I'm having hell with moving a unicode named file between unicode named folders in a Python script under Windows...
What syntax would you use to find all files of type *.ext in a folder and move them to a relative location?
Assume files and folders are unicode.
The basic problem is the unconverted mix between Unicode and byte strings. The solutions can be converting to a single format or avoiding the problems using some trickery. All of my solutions include the glob
and shutil
standard library.
For the sake of example, I have some Unicode filenames ending with ods
, and I want to move them to the subdirectory called א
(Hebrew Aleph, a unicode character).
>>> import glob
>>> import shutil
>>> files=glob.glob('*.ods') # List of Byte string file names
>>> for file in files:
... shutil.copy2(file, 'א') # Byte string directory name
...
>>> import glob
>>> import shutil
>>> files=glob.glob(u'*.ods') # List of Unicode file names
>>> for file in files:
... shutil.copy2(file, u'א') # Unicode directory name
Credit to the Ezio Melotti, Python bug list.
Although this isn't the best solution in my opinion, there is a nice trick here that's worth mentioning.
Change your directory to the destination directory using os.getcwd()

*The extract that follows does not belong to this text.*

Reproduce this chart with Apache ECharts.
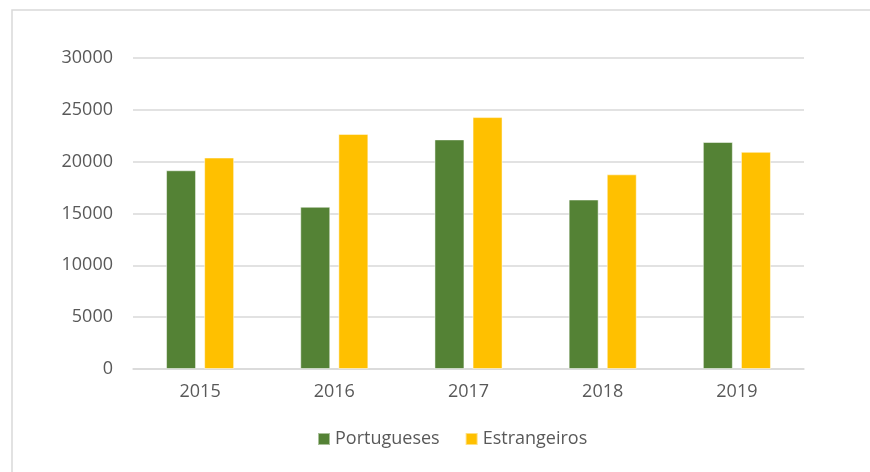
<!DOCTYPE html>
<html>
<head>
<meta charset="utf-8">
<title>Portugueses / Estrangeiros</title>
<script src="https://cdn.jsdelivr.net/npm/echarts@6/dist/echarts.min.js"></script>
<style>
  html, body { margin: 0; padding: 0; background: #fff; }
  #chart { width: 870px; height: 472px; }
</style>
</head>
<body>
<div id="chart"></div>
<script>
// dados
var years = ['2015', '2016', '2017', '2018', '2019'];
var portugueses = [19170, 15650, 22150, 16350, 21900];
var estrangeiros = [20400, 22680, 24300, 18780, 20950];
var seriesNames = ['Portugueses', 'Estrangeiros'];

var chart = echarts.init(document.getElementById('chart'));
var font = '"Open Sans", "Noto Sans", sans-serif';

var option = {
	animation: false,
	textStyle: { fontFamily: font },
	graphic: [{
		type: 'polyline',
		shape: { points: [[12, 472], [12, 10], [870, 10]] },
		style: { stroke: '#d9d9d9', lineWidth: 1.5, fill: null }
	}],
	legend: {
		data: seriesNames,
		bottom: 19,
		left: 312,
		icon: 'rect',
		itemWidth: 12,
		itemHeight: 12,
		itemGap: 25,
		textStyle: { color: '#595959', fontSize: 18, fontFamily: font }
	},
	grid: {
		left: 133,
		right: 66,
		top: 58,
		bottom: 103
	},
	xAxis: {
		type: 'category',
		data: years,
		axisLine: { lineStyle: { color: '#d9d9d9', width: 1.5 } },
		axisTick: { show: false },
		axisLabel: { color: '#595959', fontSize: 18, margin: 14 }
	},
	yAxis: {
		type: 'value',
		min: 0,
		max: 30000,
		interval: 5000,
		axisLine: { show: false },
		axisTick: { show: false },
		axisLabel: {
			color: '#595959',
			fontSize: 18,
			margin: 20,
			formatter: function (v) { return String(v); }
		},
		splitLine: { lineStyle: { color: '#d9d9d9', width: 1.5 } }
	},
	series: [{
		name: seriesNames[0],
		type: 'bar',
		data: portugueses,
		barWidth: 30,
		barGap: '27%',
		itemStyle: { color: '#548235', borderColor: 'rgba(255,255,255,0.5)', borderWidth: 1 }
	}, {
		name: seriesNames[1],
		type: 'bar',
		data: estrangeiros,
		barWidth: 30,
		barGap: '27%',
		itemStyle: { color: '#ffc000', borderColor: 'rgba(255,255,255,0.5)', borderWidth: 1 }
	}]
};

chart.setOption(option);
</script>
</body>
</html>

, and then copy the files to it by referring to it as .
:
# -*- coding: utf-8 -*-
import os
import shutil
import glob
os.chdir('א') # CD to the destination Unicode directory
print os.getcwd() # DEBUG: Make sure you're in the right place
files=glob.glob('../*.ods') # List of Byte string file names
for file in files:
shutil.copy2(file, '.') # Copy each file
# Don't forget to go back to the original directory here, if it matters
The straightforward approach shutil.copy2(src, dest)
fails because shutil
concatenates a unicode with ASCII string without conversions:
>>> files=glob.glob('*.ods')
>>> for file in files:
... shutil.copy2(file, u'א')
...
Traceback (most recent call last):
File "<stdin>", line 2, in <module>
File "/usr/lib/python2.6/shutil.py", line 98, in copy2
dst = os.path.join(dst, os.path.basename(src))
File "/usr/lib/python2.6/posixpath.py", line 70, in join
path += '/' + b
UnicodeDecodeError: 'ascii' codec can't decode byte 0xd7 in position 1:
ordinal not in range(128)
As seen before, this can be avoided when using 'א'
instead of the Unicode u'א'
In my opinion, this is bug, because Python cannot expect basedir
names to be always str
, not unicode
. I have reported this as an issue in the Python buglist, and waiting for responses.